- WHAT YOU ARE ASKED TO DO
Pull each line holding "code" out of the entries below.

- SUPPLIED RECORDS
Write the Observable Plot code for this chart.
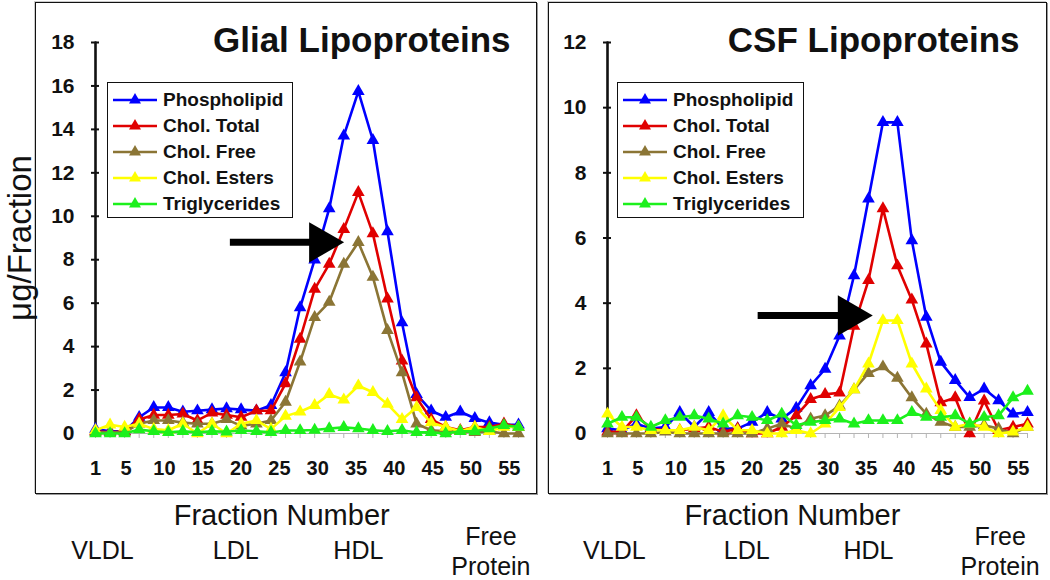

...

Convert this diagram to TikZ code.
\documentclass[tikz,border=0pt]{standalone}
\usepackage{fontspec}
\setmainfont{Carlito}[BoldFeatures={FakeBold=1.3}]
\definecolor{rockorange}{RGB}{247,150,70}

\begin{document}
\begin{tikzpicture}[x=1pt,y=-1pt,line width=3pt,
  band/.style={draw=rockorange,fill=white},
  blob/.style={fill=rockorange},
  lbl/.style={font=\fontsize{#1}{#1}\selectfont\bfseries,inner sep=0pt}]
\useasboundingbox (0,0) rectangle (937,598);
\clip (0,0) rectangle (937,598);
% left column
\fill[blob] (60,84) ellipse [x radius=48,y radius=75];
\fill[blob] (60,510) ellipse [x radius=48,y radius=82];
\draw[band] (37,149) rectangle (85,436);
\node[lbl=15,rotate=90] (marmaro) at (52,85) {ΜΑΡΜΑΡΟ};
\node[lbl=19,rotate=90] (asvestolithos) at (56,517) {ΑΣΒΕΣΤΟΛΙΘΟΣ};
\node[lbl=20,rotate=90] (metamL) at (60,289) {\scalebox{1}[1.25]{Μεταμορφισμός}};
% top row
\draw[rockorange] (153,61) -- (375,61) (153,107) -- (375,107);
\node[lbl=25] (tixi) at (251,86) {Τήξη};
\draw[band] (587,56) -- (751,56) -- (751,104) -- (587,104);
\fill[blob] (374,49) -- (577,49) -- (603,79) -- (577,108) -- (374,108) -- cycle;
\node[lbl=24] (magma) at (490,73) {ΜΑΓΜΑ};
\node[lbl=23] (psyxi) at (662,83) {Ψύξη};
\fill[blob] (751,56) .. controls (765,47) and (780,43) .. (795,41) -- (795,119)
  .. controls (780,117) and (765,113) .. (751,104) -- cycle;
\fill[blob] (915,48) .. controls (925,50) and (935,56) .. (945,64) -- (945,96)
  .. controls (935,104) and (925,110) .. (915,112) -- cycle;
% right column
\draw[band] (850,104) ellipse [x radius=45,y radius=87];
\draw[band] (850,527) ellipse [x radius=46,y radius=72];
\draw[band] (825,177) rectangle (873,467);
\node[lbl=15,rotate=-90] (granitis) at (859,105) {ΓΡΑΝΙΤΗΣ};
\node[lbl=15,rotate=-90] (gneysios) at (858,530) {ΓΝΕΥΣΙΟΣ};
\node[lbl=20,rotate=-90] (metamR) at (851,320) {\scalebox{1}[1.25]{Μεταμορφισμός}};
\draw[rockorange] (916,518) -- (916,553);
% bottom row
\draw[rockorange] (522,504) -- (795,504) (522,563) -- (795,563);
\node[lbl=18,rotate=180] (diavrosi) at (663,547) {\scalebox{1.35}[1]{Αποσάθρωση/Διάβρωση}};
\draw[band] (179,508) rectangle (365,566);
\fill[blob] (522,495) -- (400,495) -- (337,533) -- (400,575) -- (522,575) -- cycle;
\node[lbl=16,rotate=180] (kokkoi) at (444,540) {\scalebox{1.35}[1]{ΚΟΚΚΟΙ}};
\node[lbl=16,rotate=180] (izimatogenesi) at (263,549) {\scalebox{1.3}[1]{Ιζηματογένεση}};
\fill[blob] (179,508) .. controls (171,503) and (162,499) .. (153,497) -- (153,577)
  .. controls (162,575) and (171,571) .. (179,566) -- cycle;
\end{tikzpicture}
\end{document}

- SOLUTION FOR THIS TASK
Write the Observable Plot code for this chart.
Convert this diagram to TikZ code.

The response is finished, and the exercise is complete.